• [Collected material]
◆ ◆ ◆ ◆ ◆ ◆ ◆
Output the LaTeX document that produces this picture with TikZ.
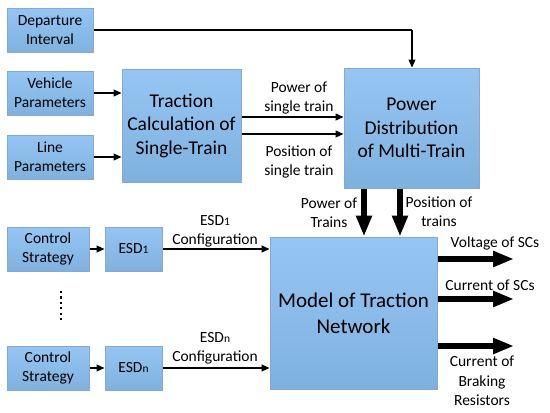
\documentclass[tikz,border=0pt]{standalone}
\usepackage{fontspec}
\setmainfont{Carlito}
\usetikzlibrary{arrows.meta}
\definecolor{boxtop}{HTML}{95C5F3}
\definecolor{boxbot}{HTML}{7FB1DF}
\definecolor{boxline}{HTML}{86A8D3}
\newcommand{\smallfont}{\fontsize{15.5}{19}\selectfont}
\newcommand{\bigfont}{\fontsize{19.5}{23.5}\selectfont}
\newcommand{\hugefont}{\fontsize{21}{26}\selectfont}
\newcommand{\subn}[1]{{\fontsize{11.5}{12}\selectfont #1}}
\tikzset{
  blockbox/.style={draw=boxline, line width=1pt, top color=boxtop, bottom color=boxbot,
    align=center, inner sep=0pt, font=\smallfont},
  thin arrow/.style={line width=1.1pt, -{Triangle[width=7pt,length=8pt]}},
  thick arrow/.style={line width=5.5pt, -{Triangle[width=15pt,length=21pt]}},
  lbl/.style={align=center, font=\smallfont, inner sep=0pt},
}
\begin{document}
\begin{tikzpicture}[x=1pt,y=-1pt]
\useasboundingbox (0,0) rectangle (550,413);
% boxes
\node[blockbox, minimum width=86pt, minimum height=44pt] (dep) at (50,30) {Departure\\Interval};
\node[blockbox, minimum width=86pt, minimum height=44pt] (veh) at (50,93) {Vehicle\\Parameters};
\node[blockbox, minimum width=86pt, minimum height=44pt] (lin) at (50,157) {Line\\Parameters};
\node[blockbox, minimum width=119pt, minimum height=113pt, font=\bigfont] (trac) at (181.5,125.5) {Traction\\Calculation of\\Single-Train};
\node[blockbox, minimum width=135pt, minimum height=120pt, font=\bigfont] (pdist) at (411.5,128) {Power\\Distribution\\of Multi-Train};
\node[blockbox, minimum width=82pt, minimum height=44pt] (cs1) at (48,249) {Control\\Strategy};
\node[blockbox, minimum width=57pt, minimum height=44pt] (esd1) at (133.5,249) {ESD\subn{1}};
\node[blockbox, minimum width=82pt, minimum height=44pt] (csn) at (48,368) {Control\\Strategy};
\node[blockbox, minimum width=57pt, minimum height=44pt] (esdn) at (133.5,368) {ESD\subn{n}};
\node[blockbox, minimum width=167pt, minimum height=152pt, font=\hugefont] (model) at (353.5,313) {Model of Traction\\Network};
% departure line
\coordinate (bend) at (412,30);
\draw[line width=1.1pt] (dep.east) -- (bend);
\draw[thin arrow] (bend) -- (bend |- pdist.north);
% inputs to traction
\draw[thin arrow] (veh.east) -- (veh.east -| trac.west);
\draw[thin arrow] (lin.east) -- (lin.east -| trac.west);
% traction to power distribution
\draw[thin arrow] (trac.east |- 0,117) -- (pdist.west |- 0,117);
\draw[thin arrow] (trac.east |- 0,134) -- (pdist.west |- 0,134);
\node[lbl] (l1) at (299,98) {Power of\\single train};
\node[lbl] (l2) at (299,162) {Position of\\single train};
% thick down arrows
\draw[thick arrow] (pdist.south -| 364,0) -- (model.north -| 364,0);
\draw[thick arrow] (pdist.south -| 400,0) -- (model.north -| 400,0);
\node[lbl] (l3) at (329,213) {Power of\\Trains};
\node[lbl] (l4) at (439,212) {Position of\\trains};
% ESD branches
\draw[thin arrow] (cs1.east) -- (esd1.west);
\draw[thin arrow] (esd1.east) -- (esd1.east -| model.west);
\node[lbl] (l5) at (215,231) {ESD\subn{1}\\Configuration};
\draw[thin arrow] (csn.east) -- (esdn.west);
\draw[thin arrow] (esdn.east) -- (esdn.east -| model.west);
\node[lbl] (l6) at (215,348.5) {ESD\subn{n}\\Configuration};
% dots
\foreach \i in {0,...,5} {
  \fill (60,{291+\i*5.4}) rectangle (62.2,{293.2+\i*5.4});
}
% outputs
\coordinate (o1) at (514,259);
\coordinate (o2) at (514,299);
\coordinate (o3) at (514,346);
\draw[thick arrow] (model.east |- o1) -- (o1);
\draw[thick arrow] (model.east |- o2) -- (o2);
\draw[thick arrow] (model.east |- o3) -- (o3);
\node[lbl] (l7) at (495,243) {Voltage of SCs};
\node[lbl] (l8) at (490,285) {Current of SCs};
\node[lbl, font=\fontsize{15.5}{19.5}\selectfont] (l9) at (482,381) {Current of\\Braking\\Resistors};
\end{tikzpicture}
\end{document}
◆ ◆ ◆ ◆ ◆ ◆ ◆
• [Exercise]
Copy the listing word for word, excluding its pictures.

• [Solution to the problem]
Output the LaTeX document that produces this picture with TikZ.
\documentclass[tikz,border=0pt]{standalone}
\usepackage{fontspec}
\setmainfont{Carlito}
\usetikzlibrary{arrows.meta}
\definecolor{boxtop}{HTML}{95C5F3}
\definecolor{boxbot}{HTML}{7FB1DF}
\definecolor{boxline}{HTML}{86A8D3}
\newcommand{\smallfont}{\fontsize{15.5}{19}\selectfont}
\newcommand{\bigfont}{\fontsize{19.5}{23.5}\selectfont}
\newcommand{\hugefont}{\fontsize{21}{26}\selectfont}
\newcommand{\subn}[1]{{\fontsize{11.5}{12}\selectfont #1}}
\tikzset{
  blockbox/.style={draw=boxline, line width=1pt, top color=boxtop, bottom color=boxbot,
    align=center, inner sep=0pt, font=\smallfont},
  thin arrow/.style={line width=1.1pt, -{Triangle[width=7pt,length=8pt]}},
  thick arrow/.style={line width=5.5pt, -{Triangle[width=15pt,length=21pt]}},
  lbl/.style={align=center, font=\smallfont, inner sep=0pt},
}
\begin{document}
\begin{tikzpicture}[x=1pt,y=-1pt]
\useasboundingbox (0,0) rectangle (550,413);
% boxes
\node[blockbox, minimum width=86pt, minimum height=44pt] (dep) at (50,30) {Departure\\Interval};
\node[blockbox, minimum width=86pt, minimum height=44pt] (veh) at (50,93) {Vehicle\\Parameters};
\node[blockbox, minimum width=86pt, minimum height=44pt] (lin) at (50,157) {Line\\Parameters};
\node[blockbox, minimum width=119pt, minimum height=113pt, font=\bigfont] (trac) at (181.5,125.5) {Traction\\Calculation of\\Single-Train};
\node[blockbox, minimum width=135pt, minimum height=120pt, font=\bigfont] (pdist) at (411.5,128) {Power\\Distribution\\of Multi-Train};
\node[blockbox, minimum width=82pt, minimum height=44pt] (cs1) at (48,249) {Control\\Strategy};
\node[blockbox, minimum width=57pt, minimum height=44pt] (esd1) at (133.5,249) {ESD\subn{1}};
\node[blockbox, minimum width=82pt, minimum height=44pt] (csn) at (48,368) {Control\\Strategy};
\node[blockbox, minimum width=57pt, minimum height=44pt] (esdn) at (133.5,368) {ESD\subn{n}};
\node[blockbox, minimum width=167pt, minimum height=152pt, font=\hugefont] (model) at (353.5,313) {Model of Traction\\Network};
% departure line
\coordinate (bend) at (412,30);
\draw[line width=1.1pt] (dep.east) -- (bend);
\draw[thin arrow] (bend) -- (bend |- pdist.north);
% inputs to traction
\draw[thin arrow] (veh.east) -- (veh.east -| trac.west);
\draw[thin arrow] (lin.east) -- (lin.east -| trac.west);
% traction to power distribution
\draw[thin arrow] (trac.east |- 0,117) -- (pdist.west |- 0,117);
\draw[thin arrow] (trac.east |- 0,134) -- (pdist.west |- 0,134);
\node[lbl] (l1) at (299,98) {Power of\\single train};
\node[lbl] (l2) at (299,162) {Position of\\single train};
% thick down arrows
\draw[thick arrow] (pdist.south -| 364,0) -- (model.north -| 364,0);
\draw[thick arrow] (pdist.south -| 400,0) -- (model.north -| 400,0);
\node[lbl] (l3) at (329,213) {Power of\\Trains};
\node[lbl] (l4) at (439,212) {Position of\\trains};
% ESD branches
\draw[thin arrow] (cs1.east) -- (esd1.west);
\draw[thin arrow] (esd1.east) -- (esd1.east -| model.west);
\node[lbl] (l5) at (215,231) {ESD\subn{1}\\Configuration};
\draw[thin arrow] (csn.east) -- (esdn.west);
\draw[thin arrow] (esdn.east) -- (esdn.east -| model.west);
\node[lbl] (l6) at (215,348.5) {ESD\subn{n}\\Configuration};
% dots
\foreach \i in {0,...,5} {
  \fill (60,{291+\i*5.4}) rectangle (62.2,{293.2+\i*5.4});
}
% outputs
\coordinate (o1) at (514,259);
\coordinate (o2) at (514,299);
\coordinate (o3) at (514,346);
\draw[thick arrow] (model.east |- o1) -- (o1);
\draw[thick arrow] (model.east |- o2) -- (o2);
\draw[thick arrow] (model.east |- o3) -- (o3);
\node[lbl] (l7) at (495,243) {Voltage of SCs};
\node[lbl] (l8) at (490,285) {Current of SCs};
\node[lbl, font=\fontsize{15.5}{19.5}\selectfont] (l9) at (482,381) {Current of\\Braking\\Resistors};
\end{tikzpicture}
\end{document}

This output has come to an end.